General Documentation

Speech-to-Text documentation | Cloud Speech-to-Text Documentation | Google Cloud

Model & Language Support

Speech-to-Text supported languages | Cloud Speech-to-Text Documentation | Google Cloud

Deepgram STT

General Documentation

Getting Started | Deepgram's Docs

Model & Language Support

Models & Languages Overview | Deepgram's Docs

📎

Where possible, you should select a specific language to provide a greater transcription accuracy, however, if this is not possible, multilingual can be selected to provide cross language support.

LLM

The text generated using the above model will then be passed to an LLM along with the rest of the transcription, any prompts and tools which have been made available for the LLM to use. We currently use OpenAI or Azure OpenAI models for VoiceAI - and like S2S they do not list a specific language support rather they work on best effort based on the training data available in the target language.

The quality of the generated text will depend on the language, with English being heavily supported and non-English languages varying in quality depending on the commonality of the language being spoken. The LLM may additionally use more informal language than you might expect.

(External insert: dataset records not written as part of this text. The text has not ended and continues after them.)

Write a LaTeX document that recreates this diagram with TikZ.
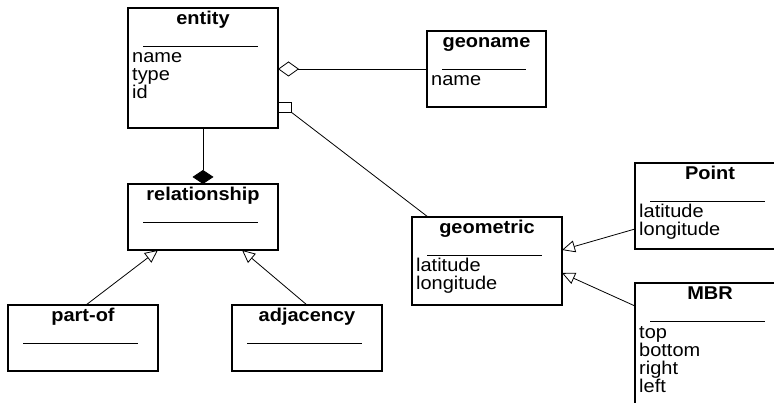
\documentclass[tikz,border=0pt]{standalone}
\usepackage{fontspec}
\setmainfont{Liberation Sans}[FakeStretch=1.08]
\usetikzlibrary{calc}
\usetikzlibrary{arrows.meta}
\tikzset{
  classbox/.style={draw, line width=1.1pt, rectangle, outer sep=0pt, inner sep=0pt},
  classtitle/.style={anchor=base, inner sep=0pt, font=\bfseries\fontsize{18.5}{18}\selectfont},
  classattr/.style={anchor=base west, inner sep=0pt, font=\fontsize{18.5}{18}\selectfont},
  sepline/.style={line width=0.9pt},
  link/.style={line width=0.8pt},
  inherit/.style={link, -{Triangle[open, length=13pt, width=12pt]}},
}
\newcommand{\umlclass}[7]{
  \node[classbox, minimum width={(#4-#2)*1pt}, minimum height={(#5-#3)*1pt}] (#1) at ({(#2+#4)/2},{(#3+#5)/2}) {};
  \node[classtitle] at ($(#1.north)+(0,17)$) {#6};
  \draw[sepline] ($(#1.north west)+(15,38)$) -- ($(#1.north east)+(-20,38)$);
  \foreach \a [count=\i] in {#7} \node[classattr] at ($(#1.north west)+(4,{37+18*\i})$) {\a};
}

\begin{document}
\begin{tikzpicture}[x=1pt, y=-1pt]
  \clip (0,0) rectangle (774,403);
  % classes
  \umlclass{entity}{128}{8}{278}{128}{entity}{name,type,id}
  \umlclass{geoname}{427}{31}{546}{107}{geoname}{name}
  \umlclass{relationship}{128}{184}{278}{250}{relationship}{}
  \umlclass{partof}{8}{305}{158}{371}{part-of}{}
  \umlclass{adjacency}{232}{305}{382}{371}{adjacency}{}
  \umlclass{geometric}{412}{217}{562}{305}{geometric}{latitude,longitude}
  \umlclass{point}{635}{163}{785}{249}{Point}{latitude,longitude}
  \umlclass{mbr}{635}{283}{785}{420}{MBR}{top,bottom,right,left}
  % associations
  \node[draw, link, rectangle, minimum width=13pt, minimum height=10pt, inner sep=0pt, outer sep=0pt, anchor=west] (agg) at ($(entity.north east)+(0,99)$) {};
  \coordinate (geotop) at ($(geometric.north west)+(16,0)$);
  \draw[link, -{Diamond[length=14pt, width=21pt]}] (entity) -- (relationship);
  \draw[link, -{Diamond[open, length=21pt, width=15pt]}] (geoname.west) -- (geoname.west -| entity.east);
  \draw[link] (agg.south east) -- (geotop);
  % generalisations
  \coordinate (partofup) at ($(partof.north)+(3,0)$);
  \coordinate (reltipa) at ($(relationship.south west)+(30,0)$);
  \coordinate (reltipb) at ($(relationship.south east)+(-36,0)$);
  \coordinate (pointout) at ($(point.north west)+(0,66)$);
  \coordinate (mbrout) at ($(mbr.north west)+(0,23)$);
  \coordinate (geotipa) at ($(geometric.north east)+(0,33)$);
  \coordinate (geotipb) at ($(geometric.north east)+(0,56)$);
  \draw[inherit] (partofup) -- (reltipa);
  \draw[inherit] (adjacency.north) -- (reltipb);
  \draw[inherit] (pointout) -- (geotipa);
  \draw[inherit] (mbrout) -- (geotipb);
\end{tikzpicture}
\end{document}
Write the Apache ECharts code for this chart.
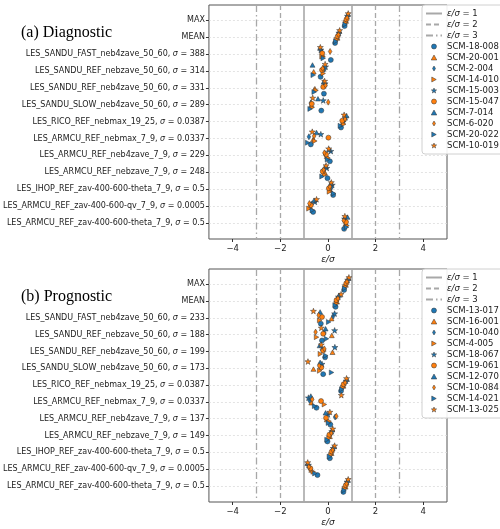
<!DOCTYPE html>
<html>
<head>
<meta charset="utf-8">
<script src="https://cdn.jsdelivr.net/npm/echarts@6/dist/echarts.min.js"></script>
<style>
html, body { margin: 0; padding: 0; background: #fff; }
#chartmain { width: 500px; height: 529px; }
</style>
</head>
<body>
<div id="chartmain"></div>
<script>
// rows of both panels (top to bottom)
var rowNames = ['MAX', 'MEAN',
    'LES_SANDU_FAST_neb4zave_50_60', 'LES_SANDU_REF_nebzave_50_60',
    'LES_SANDU_REF_neb4zave_50_60', 'LES_SANDU_SLOW_neb4zave_50_60',
    'LES_RICO_REF_nebmax_19_25', 'LES_ARMCU_REF_nebmax_7_9',
    'LES_ARMCU_REF_neb4zave_7_9', 'LES_ARMCU_REF_nebzave_7_9',
    'LES_IHOP_REF_zav-400-600-theta_7_9', 'LES_ARMCU_REF_zav-400-600-qv_7_9',
    'LES_ARMCU_REF_zav-400-600-theta_7_9'];
var sigmaA = ['', '', '388', '314', '331', '289', '0.0387', '0.0337', '229', '248', '0.5', '0.0005', '0.5'];
var sigmaB = ['', '', '233', '188', '199', '173', '0.0387', '0.0337', '137', '149', '0.5', '0.0005', '0.5'];

var modelsA = ['SCM-18-008', 'SCM-20-001', 'SCM-2-004', 'SCM-14-010', 'SCM-15-003',
    'SCM-15-047', 'SCM-7-014', 'SCM-6-020', 'SCM-20-022', 'SCM-10-019'];
var modelsB = ['SCM-13-017', 'SCM-16-001', 'SCM-10-040', 'SCM-4-005', 'SCM-18-067',
    'SCM-19-061', 'SCM-12-070', 'SCM-10-084', 'SCM-14-021', 'SCM-13-025'];

// small vertical shift of each simulation inside a row
var yOffsets = [0.35, 0.05, -0.1, 0.15, -0.25, -0.05, -0.35, -0.15, 0.25, -0.4];

// error / sigma, one array per simulation, 13 rows each
var valuesA = [
    [0.70, 0.30, 0.12, -0.31, -0.17, -0.28, 0.55, -0.72, 0.08, -0.02, 0.22, -0.62, 0.68],
    [0.76, 0.40, -0.22, -0.60, -0.55, -0.70, 0.62, -0.62, -0.05, -0.12, 0.10, -0.75, 0.74],
    [0.79, 0.42, -0.27, -0.14, -0.15, -0.72, 0.70, -0.80, -0.12, -0.20, 0.15, -0.70, 0.72],
    [0.74, 0.36, -0.25, -0.20, -0.50, -0.66, 0.66, -0.55, 0.00, -0.15, 0.06, -0.80, 0.80],
    [0.82, 0.46, -0.30, -0.10, -0.12, -0.20, 0.74, -0.30, 0.12, -0.05, 0.18, -0.55, 0.70],
    [0.78, 0.41, -0.24, -0.25, -0.20, -0.68, 0.60, 0.02, -0.08, -0.22, 0.04, -0.72, 0.76],
    [0.84, 0.48, -0.33, -0.65, -0.18, -0.42, 0.78, -0.48, 0.05, -0.10, 0.12, -0.58, 0.82],
    [0.80, 0.44, 0.09, -0.22, -0.10, 0.01, 0.72, -0.58, -0.15, -0.18, 0.08, -0.78, 0.66],
    [0.72, 0.33, -0.20, -0.62, -0.58, -0.75, 0.52, -0.85, -0.02, -0.25, 0.24, -0.66, 0.78],
    [0.85, 0.49, -0.32, -0.12, -0.14, -0.64, 0.68, -0.66, 0.03, -0.08, 0.14, -0.48, 0.71]
];
var valuesB = [
    [0.68, 0.32, -0.30, -0.25, -0.12, -0.20, 0.55, -0.48, 0.10, -0.02, 0.08, -0.44, 0.65],
    [0.75, 0.38, 0.15, 0.16, 0.19, -0.61, 0.65, -0.70, -0.05, 0.08, 0.15, -0.70, 0.74],
    [0.78, 0.40, 0.22, -0.15, -0.25, -0.30, 0.70, -0.78, 0.30, 0.12, 0.18, -0.78, 0.76],
    [0.72, 0.35, -0.35, -0.48, -0.32, -0.35, 0.62, -0.15, 0.05, 0.04, 0.12, -0.62, 0.70],
    [0.83, 0.44, 0.28, 0.28, 0.29, -0.25, 0.76, -0.82, 0.00, 0.16, 0.22, -0.82, 0.80],
    [0.77, 0.36, -0.25, -0.20, -0.20, -0.28, 0.66, -0.29, -0.08, 0.06, 0.16, -0.74, 0.75],
    [0.86, 0.47, -0.33, -0.10, -0.35, -0.33, 0.80, -0.72, -0.10, 0.18, 0.26, -0.86, 0.84],
    [0.80, 0.42, -0.39, -0.52, -0.15, -0.37, 0.72, -0.66, 0.35, 0.14, 0.20, -0.80, 0.78],
    [0.70, 0.30, 0.03, -0.06, -0.09, 0.15, 0.58, -0.56, 0.02, -0.04, 0.06, -0.55, 0.68],
    [0.88, 0.55, -0.61, -0.28, -0.28, -0.84, 0.78, 0.56, 0.08, 0.20, 0.28, -0.85, 0.85]
];
var ratioLevels = [1, 2, 3];
var xTicks = [-4, -2, 0, 2, 4];

var rowTicks = rowNames.map(function (n, i) { return i; });

var blue = '#1f77b4', orange = '#ff7f0e';
var colors = [blue, orange, blue, orange, blue, orange, blue, orange, blue, orange];
var circlePath = 'path://M5,0A5,5,0,1,1,4.99,0Z';
var triUp = 'path://M5,0L10,9L0,9Z';
var starPath = 'path://M10,0L12.35,6.76L19.51,6.91L13.8,11.24L15.88,18.09L10,14L4.12,18.09L6.2,11.24L0.49,6.91L7.65,6.76Z';
var thinDiamond = 'path://M3,0L6,5L3,10L0,5Z';
var triRight = 'path://M0,0L9,5L0,10Z';
var shapes = [circlePath, triUp, thinDiamond, triRight, starPath,
    circlePath, triUp, thinDiamond, triRight, starPath];
var sizes = [5, 5, 6, 5, 6, 5, 5, 6, 5, 6];

var lineStyles = [
    { color: '#a8a8a8', width: 1.6, type: 'solid' },
    { color: '#a8a8a8', width: 1.3, type: [5, 3] },
    { color: '#a8a8a8', width: 1.3, type: [7, 3, 1.5, 3] }
];

function ratioName(k) { return 'ε/σ = ' + ratioLevels[k]; }

function rowLabel(sigma) {
    return function (v) {
        var i = Math.round(v);
        if (sigma[i] === '') return rowNames[i];
        return rowNames[i] + ', {i|σ} = ' + sigma[i];
    };
}

var series = [];
function addPanel(idx, models, values) {
    for (var k = 0; k < ratioLevels.length; k++) {
        series.push({
            type: 'line', name: ratioName(k),
            xAxisIndex: idx, yAxisIndex: idx,
            data: [], symbol: 'none', silent: true,
            lineStyle: lineStyles[k],
            itemStyle: { color: lineStyles[k].color },
            markLine: {
                silent: true, symbol: 'none',
                label: { show: false },
                lineStyle: lineStyles[k],
                data: [{ xAxis: -ratioLevels[k] }, { xAxis: ratioLevels[k] }]
            },
            z: 2
        });
    }
    for (var m = 0; m < models.length; m++) {
        var pts = [];
        for (var r = 0; r < values[m].length; r++) {
            pts.push([values[m][r], r + yOffsets[m]]);
        }
        series.push({
            type: 'scatter', name: models[m],
            xAxisIndex: idx, yAxisIndex: idx,
            symbol: shapes[m], symbolSize: sizes[m], symbolKeepAspect: true,
            itemStyle: { color: colors[m], borderColor: '#333', borderWidth: 0.5, opacity: 1 },
            data: pts, z: 5
        });
    }
}
addPanel(0, modelsA, valuesA);
addPanel(1, modelsB, valuesB);

function makeXAxis(idx) {
    return {
        type: 'value', gridIndex: idx, min: -5, max: 5,
        name: '{i|ε/σ}', nameLocation: 'middle', nameGap: 16,
        nameTextStyle: { fontSize: 9, color: '#222', rich: { i: { fontStyle: 'italic', fontSize: 9, color: '#222' } } },
        axisLine: { show: false, onZero: false },
        axisTick: { show: true, length: 3, customValues: xTicks, lineStyle: { color: '#333' } },
        axisLabel: {
            customValues: xTicks, fontSize: 8.5, color: '#222', margin: 5,
            formatter: function (v) { return v < 0 ? '\u2212' + (-v) : '' + v; }
        },
        splitLine: { show: false }
    };
}
function makeYAxis(idx, sigma) {
    return {
        type: 'value', gridIndex: idx, inverse: true, min: -0.9, max: 12.95,
        axisLine: { show: false, onZero: false },
        axisTick: { show: true, length: 3, customValues: rowTicks, lineStyle: { color: '#333' } },
        axisLabel: {
            customValues: rowTicks, fontSize: 8, color: '#222', margin: 4,
            formatter: rowLabel(sigma),
            rich: { i: { fontStyle: 'italic', fontSize: 8, color: '#222' } }
        },
        splitLine: { show: true, lineStyle: { color: '#dcdcdc', type: [2, 2], width: 0.8 } }
    };
}
function makeLegend(top, models) {
    var names = [];
    for (var k = 0; k < ratioLevels.length; k++) {
        names.push({ name: ratioName(k), itemStyle: { opacity: 0 } });
    }
    for (var m = 0; m < models.length; m++) {
        names.push({ name: models[m], icon: shapes[m] });
    }
    return {
        orient: 'vertical', left: 422, top: top,
        data: names,
        itemWidth: 16, itemHeight: 5, itemGap: 0,
        padding: [3, 6, 3, 3],
        backgroundColor: 'rgba(255,255,255,0.9)',
        borderColor: '#d0d0d0', borderWidth: 1, borderRadius: 3,
        selectedMode: false,
        itemStyle: { borderWidth: 0.5, borderColor: '#333' },
        textStyle: { fontSize: 8.5, color: '#222', lineHeight: 11,
            rich: { i: { fontStyle: 'italic', fontSize: 8.5, color: '#222', lineHeight: 11 } } },
        formatter: function (n) {
            if (n.indexOf('ε/σ') === 0) return '{i|ε/σ} = ' + n.slice(-1);
            return n;
        }
    };
}

var option = {
    animation: false,
    backgroundColor: '#fff',
    title: [
        { text: '(a) Diagnostic', left: 16, top: 20,
          textStyle: { fontFamily: 'Liberation Serif', fontSize: 16, fontWeight: 'normal', color: '#000' } },
        { text: '(b) Prognostic', left: 16, top: 284,
          textStyle: { fontFamily: 'Liberation Serif', fontSize: 16, fontWeight: 'normal', color: '#000' } }
    ],
    textStyle: { fontFamily: 'DejaVu Sans' },
    grid: [
        { left: 197, top: 5, width: 250, height: 234, show: true, borderColor: '#555', borderWidth: 1, backgroundColor: 'transparent' },
        { left: 197, top: 269, width: 250, height: 233, show: true, borderColor: '#555', borderWidth: 1, backgroundColor: 'transparent' }
    ],
    xAxis: [makeXAxis(0), makeXAxis(1)],
    yAxis: [makeYAxis(0, sigmaA), makeYAxis(1, sigmaB)],
    legend: [makeLegend(5, modelsA), makeLegend(269, modelsB)],
    series: series
};

var myChart = echarts.init(document.getElementById('chartmain'), null, { renderer: 'canvas' });
myChart.setOption(option);
</script>
</body>
</html>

We can overcome some of these issues by prompting the AI on how to respond, including information on the formality and telling it to consider the region to account for regional language variations for non standard slang.

TTS

The final part of this process is the TTS, which takes the text generated by the LLM and converts it into audio to be played to the customer. Our current recommended providers are:

ElevenLabs

Google Speech

Google TTS

General Documentation

Text-to-Speech documentation | Cloud Text-to-Speech API | Google Cloud

Voice & Language Support

Supported voices and languages | Cloud Text-to-Speech API | Google Cloud

ElevenLabs TTS

General Documentation

Text to Speech | ElevenLabs Documentation

Model & Language Support

Text to Speech | ElevenLabs Documentation - these are the “models”

Voices

Voices | ElevenLabs Documentation

With TTS, the language support will depend on the voice which you wish to use:

Different voices support different language sets. Some are a single language only, others offer larger language support. You should choose a voice with a language support which best covers the languages you chose in the STT section. The Elevenlabs voice page allows you to preview the voice in the different languages to tests it’s quality. Consideration should be made to regional dialects, for example a Portuguese voice may be trained on Brazilian Portuguese instead of European Portuguese.

Cascading Considerations

To ensure the best compatibility between models you should ensure the language overlaps are consistent. For example choosing a STT model which supports German, and then telling your LLM to generate responses in German and then choosing a French speaking voice will cause issues and poor performance in the voice bot. It is also important to consider the limitations of the LLM in generating suitable text for the TTS Voice to speak. Considering how the data flows from one model to the next can help you understand and resolve issues with poor quality transcriptions and poor quality audio output.

Non English Language Support

As English is the predominate language this language is the most well supported by these platforms. Non-English languages may encounter quality issues. Talkative can offer guidance and support to improve the quality, but as the limitations are within the upstream providers, we may not be able to overcome them. This is an industry wide issue which we expect to improve over time. Please also note that Talkative’s implementation team is primarily English speaking as of late 2025.

Requesting Additional Language Support

In some cases, we may be able to offer a bespoke integration with a specialised STT/TTS provider to overcome language issues. However, it is important to consider the LLM aspect of the flow may prevent proper pronunciation even with a bespoke TTS provider. For Talkative to consider a bespoke integration, commercial terms would need to be discussed to cover the R&D associated with investigating the feasibility of the implementation as well as the implementation itself. We reserve the right to decline any integration at any point during the development if we believe the integration would prove detrimental to the product.